==== DATASET EXTRACT

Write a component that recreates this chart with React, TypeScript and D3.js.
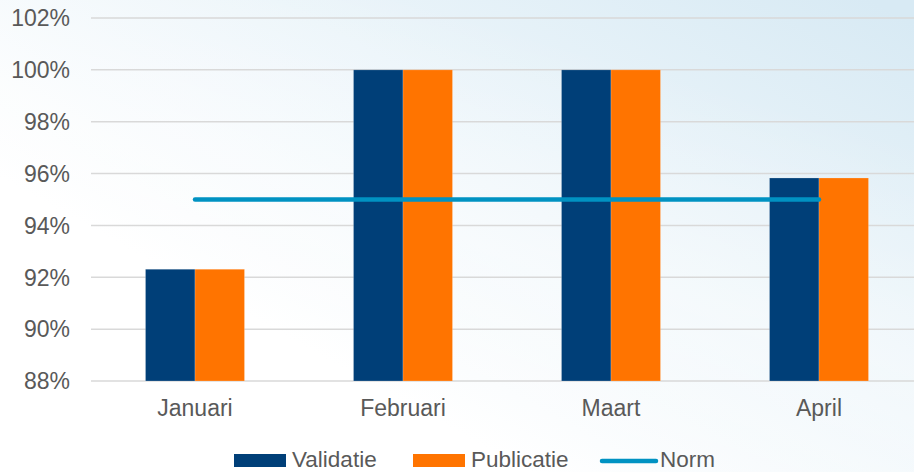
import React from "react";
import * as d3 from "d3";

const categories = ["Januari", "Februari", "Maart", "April"];
const validatie = [92.31, 100, 100, 95.83];
const publicatie = [92.31, 100, 100, 95.83];
const norm = [95, 95, 95, 95];
const yTicks = [88, 90, 92, 94, 96, 98, 100, 102];
const seriesNames = ["Validatie", "Publicatie", "Norm"];

const W = 914;
const H = 472;
const FONT = "'Liberation Sans', Arial, sans-serif";
const TXT = "#595959";
const C_VAL = "#003F78";
const C_PUB = "#FF7400";
const C_NORM = "#0092C2";

export default function App() {
  const x = d3.scaleBand<string>().domain(categories).range([91, 923]).paddingInner(0).paddingOuter(0);
  const y = d3.scaleLinear().domain([88, 102]).range([381, 18]);
  const barW = 49.5;
  const line = d3
    .line<number>()
    .x((_, i) => (x(categories[i]) as number) + x.bandwidth() / 2)
    .y((d) => y(d));

  return (
    <svg width={W} height={H} style={{ position: "absolute", left: 0, top: 0 }}>
      <defs>
        <linearGradient id="bg" x1="0.3" y1="0.7" x2="1" y2="0.05">
          <stop offset="0" stopColor="#ffffff" />
          <stop offset="0.5" stopColor="#ecf5fa" />
          <stop offset="1" stopColor="#d8eaf4" />
        </linearGradient>
        <linearGradient id="streak" x1="0.6" y1="1" x2="1" y2="0.3">
          <stop offset="0" stopColor="#ffffff" stopOpacity="0" />
          <stop offset="0.5" stopColor="#ffffff" stopOpacity="0.35" />
          <stop offset="1" stopColor="#ffffff" stopOpacity="0" />
        </linearGradient>
      </defs>
      <rect x={0} y={0} width={W} height={H} fill="url(#bg)" />
      <rect x={0} y={0} width={W} height={H} fill="url(#streak)" />
      {yTicks.map((t) => (
        <g key={t}>
          <line x1={91} x2={W} y1={y(t)} y2={y(t)} stroke="#d9d9d9" strokeWidth={1.5} />
          <text
            x={70}
            y={y(t)}
            dy="0.36em"
            textAnchor="end"
            fontFamily={FONT}
            fontSize={23}
            fill={TXT}
          >
            {t}%
          </text>
        </g>
      ))}
      {categories.map((c, i) => {
        const cx = (x(c) as number) + x.bandwidth() / 2;
        return (
          <g key={c}>
            <rect
              x={cx - barW}
              y={y(validatie[i])}
              width={barW}
              height={y(88) - y(validatie[i])}
              fill={C_VAL}
              stroke="#ffffff"
              strokeOpacity={0.25}
              strokeWidth={0.8}
            />
            <rect
              x={cx}
              y={y(publicatie[i])}
              width={barW}
              height={y(88) - y(publicatie[i])}
              fill={C_PUB}
              stroke="#ffffff"
              strokeOpacity={0.25}
              strokeWidth={0.8}
            />
            <text
              x={cx}
              y={416}
              textAnchor="middle"
              fontFamily={FONT}
              fontSize={23}
              fill={TXT}
            >
              {c}
            </text>
          </g>
        );
      })}
      <path d={line(norm) || ""} fill="none" stroke={C_NORM} strokeWidth={4.5} strokeLinecap="round" />
      <g fontFamily={FONT} fontSize={22.5} fill={TXT}>
        <rect x={234} y={454} width={52} height={13} fill={C_VAL} />
        <text x={292} y={467}>{seriesNames[0]}</text>
        <rect x={413} y={454} width={52} height={13} fill={C_PUB} />
        <text x={471} y={467}>{seriesNames[1]}</text>
        <line x1={602} x2={656} y1={461} y2={461} stroke={C_NORM} strokeWidth={4.5} strokeLinecap="round" />
        <text x={660} y={467}>{seriesNames[2]}</text>
      </g>
    </svg>
  );
}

========

__WHAT TO DO__. Give an exact reproduction of every line, leaving out any picture.

__WRITTEN RESPONSE__.
Write a component that recreates this chart with React, TypeScript and D3.js.
import React from "react";
import * as d3 from "d3";

const categories = ["Januari", "Februari", "Maart", "April"];
const validatie = [92.31, 100, 100, 95.83];
const publicatie = [92.31, 100, 100, 95.83];
const norm = [95, 95, 95, 95];
const yTicks = [88, 90, 92, 94, 96, 98, 100, 102];
const seriesNames = ["Validatie", "Publicatie", "Norm"];

const W = 914;
const H = 472;
const FONT = "'Liberation Sans', Arial, sans-serif";
const TXT = "#595959";
const C_VAL = "#003F78";
const C_PUB = "#FF7400";
const C_NORM = "#0092C2";

export default function App() {
  const x = d3.scaleBand<string>().domain(categories).range([91, 923]).paddingInner(0).paddingOuter(0);
  const y = d3.scaleLinear().domain([88, 102]).range([381, 18]);
  const barW = 49.5;
  const line = d3
    .line<number>()
    .x((_, i) => (x(categories[i]) as number) + x.bandwidth() / 2)
    .y((d) => y(d));

  return (
    <svg width={W} height={H} style={{ position: "absolute", left: 0, top: 0 }}>
      <defs>
        <linearGradient id="bg" x1="0.3" y1="0.7" x2="1" y2="0.05">
          <stop offset="0" stopColor="#ffffff" />
          <stop offset="0.5" stopColor="#ecf5fa" />
          <stop offset="1" stopColor="#d8eaf4" />
        </linearGradient>
        <linearGradient id="streak" x1="0.6" y1="1" x2="1" y2="0.3">
          <stop offset="0" stopColor="#ffffff" stopOpacity="0" />
          <stop offset="0.5" stopColor="#ffffff" stopOpacity="0.35" />
          <stop offset="1" stopColor="#ffffff" stopOpacity="0" />
        </linearGradient>
      </defs>
      <rect x={0} y={0} width={W} height={H} fill="url(#bg)" />
      <rect x={0} y={0} width={W} height={H} fill="url(#streak)" />
      {yTicks.map((t) => (
        <g key={t}>
          <line x1={91} x2={W} y1={y(t)} y2={y(t)} stroke="#d9d9d9" strokeWidth={1.5} />
          <text
            x={70}
            y={y(t)}
            dy="0.36em"
            textAnchor="end"
            fontFamily={FONT}
            fontSize={23}
            fill={TXT}
          >
            {t}%
          </text>
        </g>
      ))}
      {categories.map((c, i) => {
        const cx = (x(c) as number) + x.bandwidth() / 2;
        return (
          <g key={c}>
            <rect
              x={cx - barW}
              y={y(validatie[i])}
              width={barW}
              height={y(88) - y(validatie[i])}
              fill={C_VAL}
              stroke="#ffffff"
              strokeOpacity={0.25}
              strokeWidth={0.8}
            />
            <rect
              x={cx}
              y={y(publicatie[i])}
              width={barW}
              height={y(88) - y(publicatie[i])}
              fill={C_PUB}
              stroke="#ffffff"
              strokeOpacity={0.25}
              strokeWidth={0.8}
            />
            <text
              x={cx}
              y={416}
              textAnchor="middle"
              fontFamily={FONT}
              fontSize={23}
              fill={TXT}
            >
              {c}
            </text>
          </g>
        );
      })}
      <path d={line(norm) || ""} fill="none" stroke={C_NORM} strokeWidth={4.5} strokeLinecap="round" />
      <g fontFamily={FONT} fontSize={22.5} fill={TXT}>
        <rect x={234} y={454} width={52} height={13} fill={C_VAL} />
        <text x={292} y={467}>{seriesNames[0]}</text>
        <rect x={413} y={454} width={52} height={13} fill={C_PUB} />
        <text x={471} y={467}>{seriesNames[1]}</text>
        <line x1={602} x2={656} y1={461} y2={461} stroke={C_NORM} strokeWidth={4.5} strokeLinecap="round" />
        <text x={660} y={467}>{seriesNames[2]}</text>
      </g>
    </svg>
  );
}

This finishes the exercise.